The two-day trials in 1612 led to 10 people being hanged at Gallows Hill in Lancaster, after being found guilty of causing death or harm by witchcraft.

Commemorative activities include the launch of a sculpture trail in the woods near the village of Barley.

There will also be guided tours at Lancaster Castle, where the accused were imprisoned.

The programme of events starts on 18 March with a guided walk.

Mike Williams, Pendle's tourism officer, said it was "a significant date".

Lancaster witch trials

  • Held at Lancaster Castle in August 1612
  • Eleven Pendle people charged with murder by witchcraft
  • Additional alleged Pendle witch tried at York Castle
  • Ten found guilty and hanged, one died while awaiting trial, one found not guilty
  • Trials made famous by publication of The Wonderfull Discoverie of Witches in the Countie of Lancaster (by clerk of the court Thomas Potts)
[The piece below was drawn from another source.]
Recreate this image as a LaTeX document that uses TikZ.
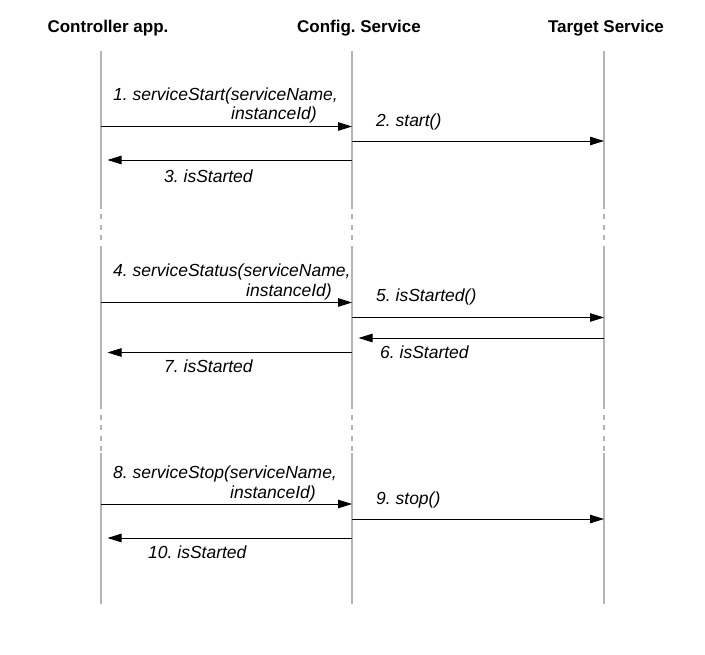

"Four hundred years ago it was the day when one of the so-called Pendle Witches, Alizon Device, is thought to have bewitched a pedlar, with the help of a familiar," he said.

"Our walk follows the events of that fateful day."

The pedlar collapsed and his son reported it to an ambitious local magistrate, Roger Nowell.

He interviewed Alizon, who confessed to bewitching the pedlar but also accused her neighbours of bewitching and killing four people.

The two matriarchs of the warring families were summoned to appear before Nowell and gave damaging confessions, saying they had sold their souls.

Based on their evidence and confessions they were sent to Lancaster to be tried.

They were given no counsel or legal advice, and the central prosecution witness was nine years old.

On 20 August 1612, they were hanged in front of large crowds on the moors close to Williamson Park.

Lancaster Castle manager, Colin Penny, said: "The story of the Lancashire witches is a very important and indelible part of the history of Lancashire.

"People come from all over the world specifically to hear the story and to get close to the place where they were imprisoned and the court where they were tried."

Councillor Jonathan Eyre said: "Hundreds of thousands of visitors a year are drawn to Pendle because of this most dramatic episode in our country's history.

"These visitors help boost the local economy and bring in £78m a year, helping to support local jobs and services."